Como servidora pública, Ana Maria revela já ter ouvido comentários negativos sobre suas tatuagens no ambiente de trabalho, além de alguns olhares carregados de julgamento. Mas as experiências com o preconceito não a impediram de se expressar.
Feliz com a mudança significativa de mentalidade dos últimos anos, ela não se preocupa com a filha, que tem maturidade para ser ela mesma e se expressar como deseja.
Muitas pessoas, mesmo que não tenham vontade de tatuar, elogiam os desenhos e a coragem da dupla. Os comentários, sobre o desenho e o significado, são somente elogios, e elas acreditam que todos acabam se sentindo um pouquinho abraçados com todo afeto e carinho que a história transmite.
Entre mãe e filha
A experiência de fazer uma tatuagem juntas foi marcante. Ana Maria é fã da arte de se colorir faz tempo e já tinha feito algumas — várias — tatuagens antes, mas Helena é nova nesse mundo. "É muito especial, vou ter para sempre essa lembrança da primeira tatuagem ter sido com a minha mãe", diz a jovem.

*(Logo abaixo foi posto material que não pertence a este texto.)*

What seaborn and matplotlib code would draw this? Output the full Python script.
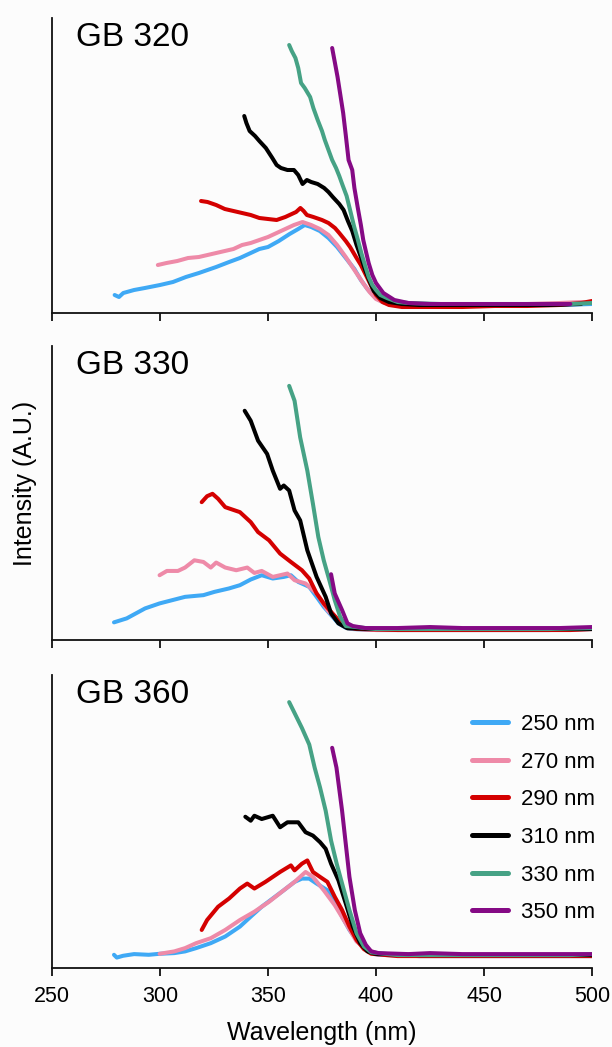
import numpy as np
import pandas as pd
import matplotlib
matplotlib.use("Agg")
import matplotlib.pyplot as plt
import seaborn as sns

# ---------------- data ----------------
panels = ["GB 320", "GB 330", "GB 360"]
series_labels = ["250 nm", "270 nm", "290 nm", "310 nm", "330 nm", "350 nm"]
colors = ["#3fa9f5", "#ee8aa8", "#d40000", "#000000", "#46a285", "#850a85"]

# ---- GB 320 ----
p1_250_x = [279, 281, 283, 288, 293, 300, 306, 312, 318, 322, 326, 332, 337, 342, 346, 350, 355, 360, 364, 367, 370, 374, 378, 382, 386, 390, 393, 396, 400, 403, 407, 415, 425, 440, 455, 470, 485, 500]
p1_250_y = [18, 16, 20, 23, 25, 28, 31, 36, 40, 43, 46, 51, 55, 60, 64, 66, 72, 79, 84, 88, 86, 82, 75, 66, 55, 44, 33, 24, 15, 11, 9, 8, 8, 7, 8, 8, 8, 9]
p1_270_x = [299, 303, 308, 313, 318, 322, 326, 330, 334, 338, 342, 346, 350, 354, 358, 362, 366, 370, 374, 378, 382, 386, 390, 394, 397, 400, 404, 410, 425, 440, 455, 470, 485, 495, 500]
p1_270_y = [48, 50, 52, 55, 56, 58, 60, 62, 64, 68, 70, 73, 76, 80, 84, 88, 91, 88, 84, 78, 68, 56, 43, 30, 21, 14, 10, 8, 8, 8, 8, 9, 10, 11, 10]
p1_290_x = [319, 322, 326, 330, 334, 338, 342, 346, 350, 354, 358, 361, 363, 365, 366.5, 368, 371, 375, 378, 381, 383, 386, 388, 391, 393, 396, 398, 400, 403, 406, 412, 425, 440, 455, 470, 485, 495, 500]
p1_290_y = [112, 111, 108, 104, 102, 100, 98, 95, 94, 93, 96, 99, 101, 105, 102, 98, 96, 93, 90, 85, 80, 72, 66, 55, 48, 35, 26, 18, 11, 8, 6, 6, 6, 7, 7, 8, 10, 12]
p1_310_x = [339, 340, 341.5, 344, 346, 349, 352, 354, 356, 359, 362, 364, 366, 368, 370, 373, 376, 378, 380, 383, 385, 387, 389, 391, 393, 395, 397, 399, 402, 406, 412, 420, 435, 450, 465, 480, 495]
p1_310_y = [197, 190, 182, 177, 172, 165, 155, 148, 145, 143, 143, 138, 129, 133, 131, 129, 125, 121, 116, 109, 103, 92, 82, 68, 56, 43, 32, 22, 15, 11, 9, 8, 8, 8, 8, 8, 9]
p1_330_x = [359.8, 361, 362.7, 364, 365.3, 367, 369.5, 371, 373, 375, 376.3, 378, 379.7, 381.5, 383, 384.5, 386.4, 388, 389.8, 391.5, 393.2, 395, 396.6, 398.3, 400, 402, 405, 410, 415, 430, 445, 460, 475, 490, 500]
p1_330_y = [268, 262, 255, 245, 230, 225, 216, 205, 193, 182, 173, 163, 153, 145, 137, 128, 117, 103, 87, 74, 60, 47, 36, 28, 23, 18, 15, 11, 10, 9, 9, 9, 9, 9, 10]
p1_350_x = [379.7, 381, 382.2, 383.5, 384.8, 386, 387.3, 389, 390, 391.5, 393, 394.1, 395.5, 396.6, 398.3, 400, 403.4, 408.5, 415, 425, 440, 455, 470, 480, 490]
p1_350_y = [265, 250, 236, 218, 200, 178, 153, 143, 125, 106, 88, 73, 60, 50, 38, 30, 20, 13, 10, 9, 9, 9, 9, 9, 9]

# ---- GB 330 ----
p2_250_x = [278.7, 284.6, 293.1, 299.8, 311.6, 320.1, 325.2, 331.9, 337, 342, 347.1, 352.2, 357.3, 360.6, 364, 369.1, 372.5, 375.8, 379.2, 382.6, 386, 389.3, 400, 420, 440, 460, 480, 500]
p2_250_y = [17.7, 21.7, 31.7, 36.7, 43.3, 45, 48.3, 51.7, 55, 60.7, 65, 61.7, 63.3, 65, 58.3, 53.3, 43.3, 33.3, 25, 16.7, 12.3, 11, 10, 10, 10, 10, 10, 11]
p2_270_x = [299.8, 303.2, 308.3, 311.6, 315.9, 320.1, 323.5, 326, 330.2, 335.3, 340.4, 343.7, 347.1, 352.2, 359, 362.3, 367.4, 372.5, 377.5, 382.6, 387.7, 400, 420, 440, 460, 480, 500]
p2_270_y = [65, 69.3, 69.3, 72.7, 80, 78.3, 72.7, 77.7, 72.7, 70, 72.7, 67.3, 69.3, 63.3, 66.7, 60, 56.7, 46.7, 30, 18.3, 11.7, 10, 10, 10, 10, 10, 11]
p2_290_x = [319.3, 321.8, 324.3, 326.9, 330.2, 337, 342, 345.4, 350.5, 355.6, 360.6, 365.7, 369.1, 372.5, 375.8, 379.2, 382.6, 386, 391, 410, 430, 450, 470, 490, 500]
p2_290_y = [138.3, 144.3, 146.7, 141.7, 133.3, 128.3, 118.3, 108.3, 100, 86.7, 78.3, 70, 61.7, 46.7, 36.7, 28.3, 20, 14, 11, 10, 10, 10, 10, 10, 11]
p2_310_x = [339.2, 342, 345.4, 349.6, 352.2, 355.6, 357.3, 359.8, 362.3, 364.9, 368.2, 372.5, 376.7, 379.2, 382.6, 386.8, 400, 420, 440, 460, 480, 500]
p2_310_y = [230, 220, 200, 186.7, 170, 151.7, 155, 150, 130, 120, 90, 63.3, 43.3, 26.7, 16.7, 11.7, 11, 11, 11, 11, 11, 11]
p2_330_x = [359.8, 362.3, 364.9, 368.2, 370.8, 373.3, 375.8, 378.4, 380.9, 383.4, 386, 400, 420, 440, 460, 480, 500]
p2_330_y = [255, 240, 203.3, 170, 136.7, 103.3, 80, 60, 40, 23.3, 14, 11, 11, 11, 11, 11, 12]
p2_350_x = [379.2, 380.9, 382.6, 384.3, 386.8, 389.3, 395, 410, 425, 440, 455, 470, 485, 500]
p2_350_y = [66, 46.7, 38.3, 30, 16.7, 14, 12, 12, 13, 12, 12, 12, 12, 13]

# ---- GB 360 ----
p3_250_x = [278.7, 280, 282.9, 288, 294.8, 299.8, 306.6, 311.6, 316.7, 323.5, 330.2, 337, 342, 347.1, 352.2, 357.3, 362.3, 365.7, 369.1, 372.5, 377.5, 380.9, 384.3, 387.7, 391, 394.4, 397.8, 401.2, 420, 440, 460, 480, 500]
p3_250_y = [13.3, 10.5, 12.3, 14, 13.3, 14.3, 15, 16.7, 20, 25, 31.7, 41.7, 51.7, 61.7, 70, 78.3, 86.7, 90, 90, 85, 78.3, 68.3, 51.7, 38.3, 28.3, 20, 15, 13.3, 12, 12, 12, 12, 12]
p3_270_x = [299.8, 306.6, 311.6, 316.7, 323.5, 330.2, 337, 343.7, 350.5, 357.3, 362.3, 367.4, 370.8, 375.8, 380.9, 386, 391, 396.1, 401.2, 420, 440, 460, 480, 500]
p3_270_y = [14.3, 16.7, 20, 25, 30, 38.3, 48.3, 56.7, 66.7, 78.3, 86.7, 96.7, 91.7, 78.3, 63.3, 45, 26.7, 18.3, 14.3, 12, 12, 12, 12, 12]
p3_290_x = [319.3, 321.8, 326.9, 332, 337, 340.4, 343.7, 348.8, 352.2, 355.6, 360.6, 362.3, 365.7, 368.2, 370.8, 374.1, 377.5, 380.9, 384.3, 387.7, 391, 394.4, 397.8, 410, 430, 450, 470, 490, 500]
p3_290_y = [38.3, 48.3, 61.7, 70, 80, 85, 80, 86.7, 91.7, 96.7, 103.3, 98.3, 105, 108.3, 96.7, 91.7, 86.7, 71.7, 58.3, 41.7, 28.3, 19, 14.3, 12, 12, 12, 12, 12, 12]
p3_310_x = [339.5, 342, 343.7, 347.1, 352.2, 355.6, 359, 364, 367.4, 370.8, 374.1, 376.7, 379.2, 382.6, 386, 389.3, 392.7, 396.1, 399.5, 420, 440, 460, 480, 500]
p3_310_y = [152.3, 148.3, 153.3, 150, 153.3, 141.7, 146.7, 146.7, 136.7, 133.3, 126.7, 120, 105, 88.3, 65, 41.7, 25, 16.7, 14.3, 13, 13, 13, 13, 13]
p3_330_x = [359.8, 362.3, 365.7, 369.1, 371.6, 374.1, 376.7, 379.2, 381.8, 384.3, 387.7, 391, 394.4, 397.8, 410, 430, 450, 470, 490, 500]
p3_330_y = [267.7, 256.7, 241.7, 225, 201.7, 181.7, 158.3, 128.3, 105, 85, 58.3, 35, 21.7, 15.7, 13, 13, 13, 13, 13, 14]
p3_350_x = [379.7, 381.7, 384.3, 386, 387.7, 390.2, 392.7, 395.3, 397.8, 401.2, 415, 425, 440, 455, 470, 485, 500]
p3_350_y = [221.7, 201.7, 158.3, 125, 91.7, 58.3, 35, 23.3, 16.7, 15, 14, 15, 14, 14, 14, 14, 14]

panel_data = [
    [(p1_250_x, p1_250_y), (p1_270_x, p1_270_y), (p1_290_x, p1_290_y),
     (p1_310_x, p1_310_y), (p1_330_x, p1_330_y), (p1_350_x, p1_350_y)],
    [(p2_250_x, p2_250_y), (p2_270_x, p2_270_y), (p2_290_x, p2_290_y),
     (p2_310_x, p2_310_y), (p2_330_x, p2_330_y), (p2_350_x, p2_350_y)],
    [(p3_250_x, p3_250_y), (p3_270_x, p3_270_y), (p3_290_x, p3_290_y),
     (p3_310_x, p3_310_y), (p3_330_x, p3_330_y), (p3_350_x, p3_350_y)],
]

x_ticks = [250, 300, 350, 400, 450, 500]

# ---------------- plotting ----------------
sns.set_style("white")
plt.rcParams["font.family"] = ["Liberation Sans", "DejaVu Sans"]
plt.rcParams["text.color"] = "black"
plt.rcParams["axes.labelcolor"] = "black"
plt.rcParams["xtick.color"] = "black"

W, H = 612, 1047
bg = "#fcfcfc"
fig = plt.figure(figsize=(W / 100, H / 100), dpi=100, facecolor=bg)

# axes boxes in pixel coordinates: (top, bottom)
boxes = [(18, 313), (346, 640), (675, 968)]
left_px, right_px = 52, 592
palette = dict(zip(series_labels, colors))

for i, (name, (top, bot)) in enumerate(zip(panels, boxes)):
    ax = fig.add_axes([left_px / W, 1 - bot / H, (right_px - left_px) / W, (bot - top) / H])
    ax.set_facecolor(bg)
    rows = []
    for lab, (xs, ys) in zip(series_labels, panel_data[i]):
        for x, y in zip(xs, ys):
            rows.append((lab, x, y))
    df = pd.DataFrame(rows, columns=["series", "wl", "I"])
    sns.lineplot(data=df, x="wl", y="I", hue="series", hue_order=series_labels,
                 palette=palette, sort=False, estimator=None, linewidth=2.9,
                 ax=ax, legend=(i == 2))
    ax.set_xlim(250, 500)
    ax.set_ylim(0, 295)
    ax.set_xticks(x_ticks)
    ax.set_yticks([])
    ax.set_xlabel("")
    ax.set_ylabel("")
    for s in ["top", "right"]:
        ax.spines[s].set_visible(False)
    for s in ["left", "bottom"]:
        ax.spines[s].set_color("#111111")
        ax.spines[s].set_linewidth(1.3)
    ax.tick_params(axis="x", direction="out", length=6, width=1.3, color="#111111",
                   bottom=True, labelsize=15.5, pad=7, labelcolor="black")
    if i < 2:
        ax.tick_params(axis="x", labelbottom=False)
    else:
        ax.set_xticklabels([str(t) for t in x_ticks])
        ax.set_xlabel("Wavelength (nm)", fontsize=18, labelpad=10, color="black")
        leg = ax.legend(loc="upper left", bbox_to_anchor=(463 / W, 1 - 705 / H),
                        bbox_transform=fig.transFigure, frameon=False,
                        fontsize=16, handlelength=1.62, handletextpad=0.6,
                        labelspacing=0.75, borderaxespad=0)
        for t in leg.get_texts():
            t.set_color("black")
        for lh in leg.get_lines():
            lh.set_linewidth(3.6)
    ax.text(0.045, 0.985, name, transform=ax.transAxes, fontsize=24,
            ha="left", va="top", color="black")

fig.text(25 / W, 1 - 483 / H, "Intensity (A.U.)", rotation=90, ha="center",
         va="center", fontsize=18, color="black")

fig.savefig("out.png", dpi=100, facecolor=bg)
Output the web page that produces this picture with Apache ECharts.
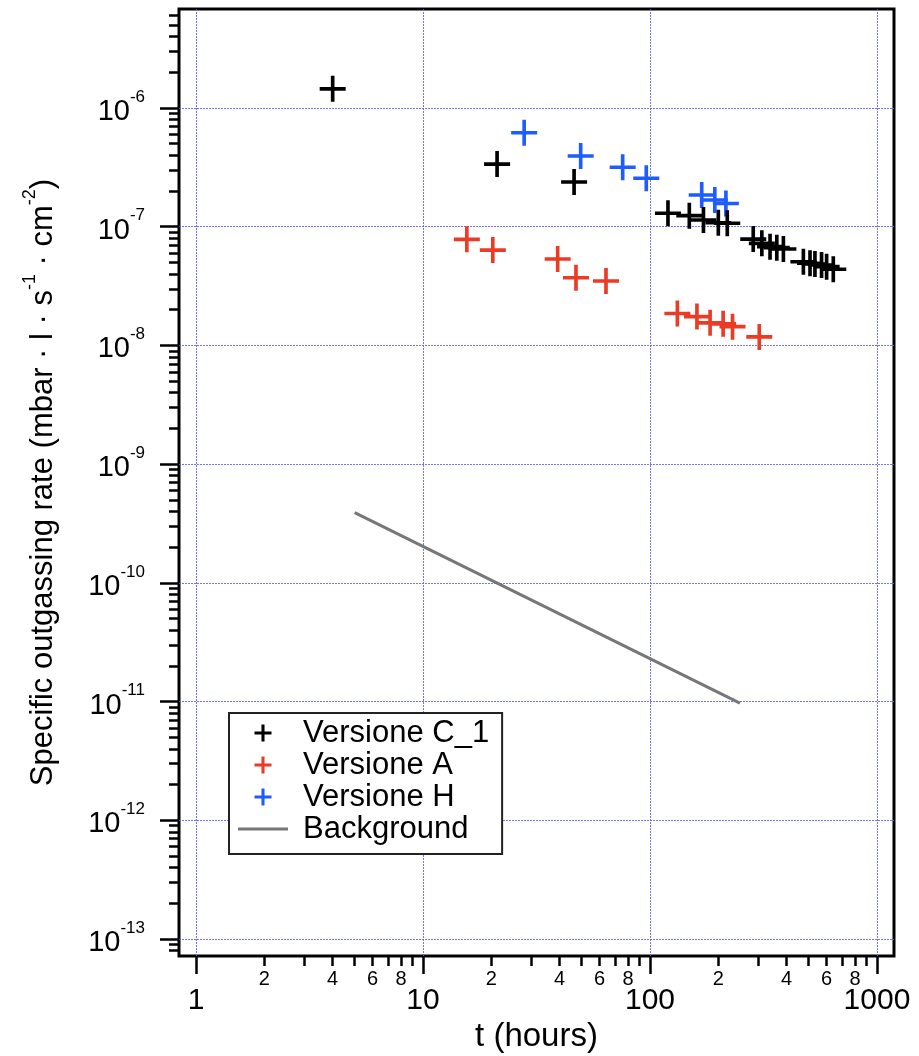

Poder participar do processo da primeira tatuagem da filha também tem grande significado para Ana Maria — foi mais uma etapa que elas concluíram, ou iniciaram, juntas. "Ela reconheceu minha independência, mas quis mostrar que vai estar sempre comigo, mesmo depois da maioridade", acrescenta Helena.
Para decidir o traço, o estilo e as cores, elas entraram em um consenso, encontrando um meio termo, que foi reproduzido pelo tatuador Davi Braz, com autorização de Pedro. Mesmo com o nervosismo natural do momento, as duas chegaram seguras e confiantes e saíram de lá com zero dores ou arrependimentos. E as próximas tattoos solo já estão sendo planejadas, mas as duas não negam uma nova colaboração.